Rep. Smucker reinforced that message, saying: “We know that nutrition-based interventions can help prevent chronic disease, not just treat it. Thanks to the Coalition for Metabolic Health for its work to advance produce prescription policies and to Rep. Davids for her partnership on the Accountable Produce is Medicine Act as we work to improve health outcomes while lowering healthcare costs for millions of Americans.”
Hearing bipartisan support for nutrition-based care was encouraging. It signals that policymakers are beginning to recognize what the scientific literature and our patients have demonstrated for years: improving metabolic health is possible when people are given the right tools and support.
Following those remarks, executive director of CMH Dr. Maya Maroto, Ed.D., M.P.H., R.D moderated a discussion featuring Dr. Bret Scher, M.D. (cardiologist and medical director for CMH), Dr. Caroline Roberts, MD (endocrinologist and medical director of research, Virta Health) and myself. Together, we discussed evidence-based approaches to treating obesity, prediabetes, type 2 diabetes, and other chronic diseases, including therapeutic carbohydrate reduction, ketogenic nutrition, lifestyle medicine, and the role of GLP-1 medications.
GLP-1 medications have become an important part of the national conversation, and for good reason — they can be incredibly effective for many patients. But medications should never be the only option patients hear about. During the panel, I shared what I believe is one of the most important priorities moving forward: “I’d like to both see more coverage of these [GLP-1] drugs and also see more support for patients who want to come off them.”
Patients deserve access to medications when they’re appropriate. They also deserve access to comprehensive nutrition education, health coaching, medical supervision, and lifestyle interventions that may help them reduce or even discontinue those medications over time. These approaches should work together, not compete with one another.
Dr. Roberts also reminded the audience that improving nutrition isn’t simply about education. Access matters: “Another area to make sure to consider is SNAP benefits, support for low-income families, and also penetration of food deserts to make sure that foods are available locally and accessible.” Creating healthier communities requires more than good intentions. It requires making nutritious food and evidence-based care available to everyone.
Dr. Maroto summarized the opportunity well when she said: “Americans would greatly benefit from increased access to evidence-based support that can improve metabolic health. This is where bipartisan leadership can make a real difference.”
That is exactly why Toward Health exists.

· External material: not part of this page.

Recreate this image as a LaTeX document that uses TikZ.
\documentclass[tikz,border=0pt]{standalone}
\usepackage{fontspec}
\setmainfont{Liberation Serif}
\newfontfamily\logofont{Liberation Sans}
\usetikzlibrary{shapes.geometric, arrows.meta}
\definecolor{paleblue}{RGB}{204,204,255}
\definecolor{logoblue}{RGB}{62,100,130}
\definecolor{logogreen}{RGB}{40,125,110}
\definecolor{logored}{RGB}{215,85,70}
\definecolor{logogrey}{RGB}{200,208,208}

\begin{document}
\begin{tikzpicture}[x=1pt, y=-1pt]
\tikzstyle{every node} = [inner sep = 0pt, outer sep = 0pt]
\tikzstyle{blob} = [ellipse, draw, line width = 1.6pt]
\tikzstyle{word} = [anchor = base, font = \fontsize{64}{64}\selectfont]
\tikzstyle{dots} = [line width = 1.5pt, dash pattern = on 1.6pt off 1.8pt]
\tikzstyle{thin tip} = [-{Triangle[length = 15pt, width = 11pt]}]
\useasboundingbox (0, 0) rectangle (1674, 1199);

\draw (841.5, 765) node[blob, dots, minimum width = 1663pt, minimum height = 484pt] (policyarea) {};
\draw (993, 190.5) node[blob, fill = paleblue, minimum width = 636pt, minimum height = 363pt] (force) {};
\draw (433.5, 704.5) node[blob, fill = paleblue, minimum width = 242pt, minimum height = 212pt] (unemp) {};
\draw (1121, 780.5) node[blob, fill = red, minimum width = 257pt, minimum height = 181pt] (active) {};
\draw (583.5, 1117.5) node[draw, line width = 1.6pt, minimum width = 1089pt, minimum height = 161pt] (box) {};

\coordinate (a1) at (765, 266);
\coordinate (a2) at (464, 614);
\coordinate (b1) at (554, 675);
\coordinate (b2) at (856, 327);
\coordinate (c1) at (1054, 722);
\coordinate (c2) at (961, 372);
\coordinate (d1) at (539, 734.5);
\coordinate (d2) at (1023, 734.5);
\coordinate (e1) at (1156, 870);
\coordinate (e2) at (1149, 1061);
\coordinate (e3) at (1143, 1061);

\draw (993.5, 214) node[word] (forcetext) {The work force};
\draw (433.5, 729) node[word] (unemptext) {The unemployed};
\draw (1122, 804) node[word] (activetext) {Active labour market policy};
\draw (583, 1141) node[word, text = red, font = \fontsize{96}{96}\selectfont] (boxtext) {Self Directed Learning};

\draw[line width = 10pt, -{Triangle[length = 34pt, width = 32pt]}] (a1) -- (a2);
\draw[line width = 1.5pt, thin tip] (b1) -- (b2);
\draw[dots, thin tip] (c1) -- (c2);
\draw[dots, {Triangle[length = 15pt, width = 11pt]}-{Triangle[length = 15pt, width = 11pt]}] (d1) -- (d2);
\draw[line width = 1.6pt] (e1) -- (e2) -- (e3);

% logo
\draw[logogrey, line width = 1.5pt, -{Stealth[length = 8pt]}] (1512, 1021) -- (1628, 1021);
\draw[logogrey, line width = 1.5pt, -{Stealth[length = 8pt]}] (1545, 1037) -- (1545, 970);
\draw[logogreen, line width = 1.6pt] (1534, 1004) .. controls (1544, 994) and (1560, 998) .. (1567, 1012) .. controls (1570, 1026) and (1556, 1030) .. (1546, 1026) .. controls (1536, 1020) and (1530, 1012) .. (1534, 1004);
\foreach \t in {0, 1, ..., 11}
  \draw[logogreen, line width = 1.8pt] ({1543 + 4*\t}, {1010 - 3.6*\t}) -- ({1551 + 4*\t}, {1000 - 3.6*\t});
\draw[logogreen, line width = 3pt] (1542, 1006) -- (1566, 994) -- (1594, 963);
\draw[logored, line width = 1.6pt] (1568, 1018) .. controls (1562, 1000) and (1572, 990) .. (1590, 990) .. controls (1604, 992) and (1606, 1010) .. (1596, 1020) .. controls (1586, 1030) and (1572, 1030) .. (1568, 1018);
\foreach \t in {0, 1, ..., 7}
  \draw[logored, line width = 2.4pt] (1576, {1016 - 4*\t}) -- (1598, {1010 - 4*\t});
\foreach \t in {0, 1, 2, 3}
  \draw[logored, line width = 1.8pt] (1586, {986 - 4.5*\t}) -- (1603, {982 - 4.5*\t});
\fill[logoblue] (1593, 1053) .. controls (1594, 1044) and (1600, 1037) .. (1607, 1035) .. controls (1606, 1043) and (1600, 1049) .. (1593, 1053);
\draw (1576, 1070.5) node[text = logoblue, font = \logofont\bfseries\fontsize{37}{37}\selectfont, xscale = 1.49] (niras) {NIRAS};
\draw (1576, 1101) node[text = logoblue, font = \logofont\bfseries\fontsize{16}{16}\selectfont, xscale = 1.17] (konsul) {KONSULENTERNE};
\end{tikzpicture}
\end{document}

Everything we do at Toward Health starts with one belief: people deserve to know all of their treatment options. We’ve watched thousands of patients improve their health through therapeutic carbohydrate reduction and lifestyle change. Bringing that real-world experience into discussions with policymakers is an important step toward making nutrition a standard part of chronic disease care. The success our community has demonstrated is helping change the national conversation.
Every healthier A1c and medication reduced. Every person who avoids progressing to diabetes. Every patient who discovers they have more control over their health than they ever imagined. Those successes are no longer isolated stories. Together, they form the evidence that is helping reshape how chronic disease is discussed at the highest levels of healthcare and government.

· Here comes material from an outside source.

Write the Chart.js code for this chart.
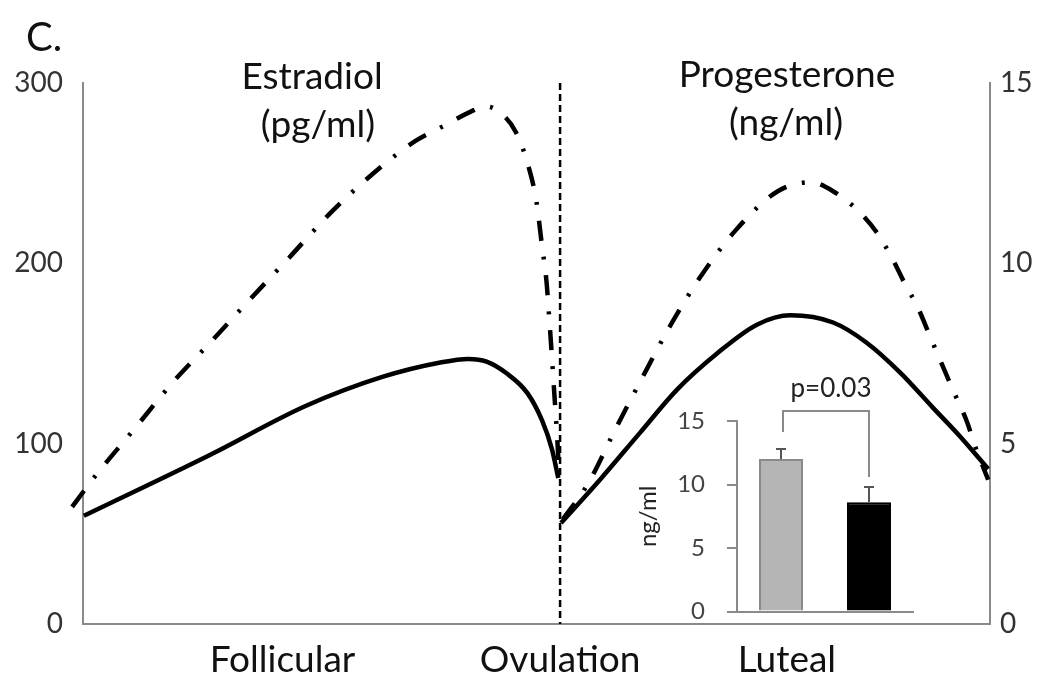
<!DOCTYPE html>
<html>
<head>
<meta charset="utf-8">
<script src="https://cdn.jsdelivr.net/npm/chart.js@4"></script>
<style>
  html, body { margin: 0; padding: 0; background: #fff; }
  #wrap { position: relative; width: 1050px; height: 681px; }
  #main { position: absolute; left: 0; top: 0; }
  #inset { position: absolute; left: 630px; top: 370px; }
</style>
</head>
<body>
<div id="wrap">
  <canvas id="main" width="1050" height="681"></canvas>
  <canvas id="inset" width="300" height="278"></canvas>
</div>
<script>
// phases along the cycle (x runs 0..100, ovulation in between)
var phaseLabels = ['Follicular', 'Ovulation', 'Luteal'];
var phaseAt = [22.0, 52.6, 77.6];
var ovulationAt = 52.6;

// estradiol, pg/ml (left axis)
var e2SolidX = [0.1, 14.1, 24.6, 33.0, 39.4, 42.5, 44.5, 46.7, 49.0, 50.6, 51.7, 52.4];
var e2SolidY = [60, 94, 121, 137, 145, 147, 145.5, 139, 128, 113, 97, 81];
var e2DashX = [-1.2, 1.5, 5.8, 9.9, 14.2, 18.4, 22.7, 27.1, 31.8, 36.7, 39.7, 42.7, 44.3, 45.6, 47.7, 49.1, 50.0, 50.6, 51.1, 51.4, 51.7, 52.0, 52.3, 52.5];
var e2DashY = [65, 83, 109, 134, 157, 180, 203, 227, 249, 268, 276, 284, 287, 285, 273, 254, 234, 210, 190, 170, 148, 125, 102, 82];

// progesterone, ng/ml (right axis)
var p4SolidX = [52.7, 57.0, 61.4, 65.5, 69.9, 74.3, 78.0, 82.7, 86.4, 90.1, 93.7, 96.7, 99.8];
var p4SolidY = [2.8, 4.0, 5.3, 6.5, 7.5, 8.3, 8.56, 8.36, 7.8, 6.97, 6.0, 5.2, 4.3];
var p4DashX = [52.9, 55.7, 58.7, 61.6, 64.7, 68.0, 71.9, 76.6, 80.2, 82.7, 85.7, 87.5, 89.3, 90.6, 92.0, 93.4, 94.8, 95.9, 97.5, 98.3, 99.8];
var p4DashY = [2.9, 3.9, 5.4, 6.8, 8.25, 9.6, 10.9, 12.0, 12.25, 12.0, 11.4, 10.86, 10.1, 9.44, 8.8, 7.97, 7.14, 6.5, 5.58, 4.97, 4.0];

// inset: luteal progesterone
var insetGroups = ['', ''];
var insetMeans = [12.0, 8.6];
var insetErrors = [0.8, 1.2];
var pValue = 'p=0.03';

Chart.defaults.font.family = 'Lato';
Chart.defaults.color = '#222';

function pts(xs, ys) {
    return xs.map(function (x, i) { return {x: x, y: ys[i]}; });
}

var dashDot = [20, 16, 3, 16];

var mainDecor = {
    id: 'mainDecor',
    beforeDatasetsDraw: function (chart) {
        var ctx = chart.ctx, a = chart.chartArea;
        var x = chart.scales.x.getPixelForValue(ovulationAt);
        ctx.save();
        ctx.strokeStyle = '#000';
        ctx.lineWidth = 2.5;
        ctx.setLineDash([7, 4]);
        ctx.beginPath();
        ctx.moveTo(x, a.top);
        ctx.lineTo(x, a.bottom);
        ctx.stroke();
        ctx.restore();
    },
    afterDraw: function (chart) {
        var ctx = chart.ctx;
        ctx.save();
        ctx.fillStyle = '#111';
        ctx.textBaseline = 'middle';
        ctx.font = '40px Lato';
        ctx.textAlign = 'left';
        ctx.fillText('C.', 26, 38);
        ctx.font = '37px Lato';
        ctx.textAlign = 'center';
        ctx.fillText('Estradiol', 312, 77);
        ctx.fillText('(pg/ml)', 318, 125);
        ctx.fillText('Progesterone', 787, 75);
        ctx.fillText('(ng/ml)', 786, 123);
        ctx.restore();
    }
};

new Chart(document.getElementById('main'), {
    type: 'line',
    data: {
        datasets: [
            {
                data: pts(e2SolidX, e2SolidY),
                yAxisID: 'y',
                borderColor: '#000',
                borderWidth: 4.5,
                pointRadius: 0,
                cubicInterpolationMode: 'monotone'
            },
            {
                data: pts(e2DashX, e2DashY),
                yAxisID: 'y',
                borderColor: '#000',
                borderWidth: 4.5,
                borderDash: dashDot,
                pointRadius: 0,
                cubicInterpolationMode: 'monotone',
                clip: false
            },
            {
                data: pts(p4SolidX, p4SolidY),
                yAxisID: 'y1',
                borderColor: '#000',
                borderWidth: 4.5,
                pointRadius: 0,
                cubicInterpolationMode: 'monotone'
            },
            {
                data: pts(p4DashX, p4DashY),
                yAxisID: 'y1',
                borderColor: '#000',
                borderWidth: 4.5,
                borderDash: dashDot,
                pointRadius: 0,
                cubicInterpolationMode: 'monotone',
                clip: false
            }
        ]
    },
    options: {
        responsive: false,
        animation: false,
        layout: {padding: {top: 83, left: 0, right: 0, bottom: 0}},
        plugins: {legend: {display: false}, tooltip: {enabled: false}},
        scales: {
            x: {
                type: 'linear',
                min: 0,
                max: 100,
                afterBuildTicks: function (scale) {
                    scale.ticks = phaseAt.map(function (v) { return {value: v}; });
                },
                afterFit: function (scale) { scale.height = 57; },
                ticks: {
                    autoSkip: false,
                    maxRotation: 0,
                    padding: 14,
                    color: '#111',
                    font: {size: 37},
                    callback: function (v, i) { return phaseLabels[i]; }
                },
                grid: {display: true, drawOnChartArea: false, drawTicks: false},
                border: {color: '#8a8a8a', width: 2}
            },
            y: {
                position: 'left',
                min: 0,
                max: 300,
                afterFit: function (scale) { scale.width = 83; },
                ticks: {stepSize: 100, padding: 20, color: '#333', font: {size: 28}},
                grid: {display: true, drawOnChartArea: false, drawTicks: false},
                border: {color: '#8a8a8a', width: 2}
            },
            y1: {
                position: 'right',
                min: 0,
                max: 15,
                afterFit: function (scale) { scale.width = 60; },
                ticks: {stepSize: 5, padding: 10, color: '#333', font: {size: 28}},
                grid: {display: true, drawOnChartArea: false, drawTicks: false},
                border: {color: '#8a8a8a', width: 2}
            }
        }
    },
    plugins: [mainDecor]
});

var insetDecor = {
    id: 'insetDecor',
    afterDatasetsDraw: function (chart) {
        var ctx = chart.ctx;
        var meta = chart.getDatasetMeta(0);
        var ys = chart.scales.y;
        ctx.save();
        ctx.strokeStyle = '#555';
        ctx.lineWidth = 2;
        var tops = [];
        meta.data.forEach(function (bar, i) {
            var yTop = ys.getPixelForValue(insetMeans[i] + insetErrors[i]);
            var yMean = ys.getPixelForValue(insetMeans[i]);
            tops.push(yTop);
            ctx.beginPath();
            ctx.moveTo(bar.x, yMean);
            ctx.lineTo(bar.x, yTop);
            ctx.moveTo(bar.x - 5, yTop);
            ctx.lineTo(bar.x + 5, yTop);
            ctx.stroke();
        });
        // significance bracket
        var b0 = meta.data[0], b1 = meta.data[1];
        var yBracket = ys.getPixelForValue(15) - 10;
        ctx.strokeStyle = '#8a8a8a';
        ctx.beginPath();
        ctx.moveTo(b0.x + 2, tops[0] - 17);
        ctx.lineTo(b0.x + 2, yBracket);
        ctx.lineTo(b1.x, yBracket);
        ctx.lineTo(b1.x, tops[1] - 10);
        ctx.stroke();
        ctx.fillStyle = '#222';
        ctx.font = '26px Lato';
        ctx.textAlign = 'center';
        ctx.textBaseline = 'middle';
        ctx.fillText(pValue, (b0.x + b1.x) / 2 + 6, yBracket - 22);
        ctx.restore();
    }
};

new Chart(document.getElementById('inset'), {
    type: 'bar',
    data: {
        labels: insetGroups,
        datasets: [{
            data: insetMeans,
            backgroundColor: ['#b5b5b5', '#000'],
            borderColor: ['#8a8a8a', '#000'],
            borderWidth: 2,
            barPercentage: 0.5,
            categoryPercentage: 1.0
        }]
    },
    options: {
        responsive: false,
        animation: false,
        layout: {padding: {top: 51, right: 17, bottom: 1, left: 0}},
        plugins: {legend: {display: false}, tooltip: {enabled: false}},
        scales: {
            x: {
                ticks: {display: false},
                afterFit: function (scale) { scale.height = 0; },
                grid: {display: true, drawOnChartArea: false, drawTicks: false},
                border: {color: '#8a8a8a', width: 2}
            },
            y: {
                min: 0,
                max: 15,
                afterFit: function (scale) { scale.width = 107; },
                ticks: {stepSize: 5, padding: 22, color: '#444', font: {size: 24}},
                grid: {display: true, drawOnChartArea: false, drawTicks: true, tickLength: 10, color: '#8a8a8a', lineWidth: 2},
                border: {color: '#8a8a8a', width: 2},
                title: {display: true, text: 'ng/ml', color: '#222', font: {size: 24}, padding: {top: 4, bottom: 0}}
            }
        }
    },
    plugins: [insetDecor]
});
</script>
</body>
</html>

I left Washington optimistic. Conversations like this are only the beginning, but they represent meaningful progress. Nutrition is finally earning the attention it deserves, and our Toward Health community has played an important role in making that happen.
Thank you for trusting us with your care, for sharing your stories, and for continuing to prove what is possible.
Together, we’re doing more than changing individual lives. We’re helping redefine the future of chronic disease care.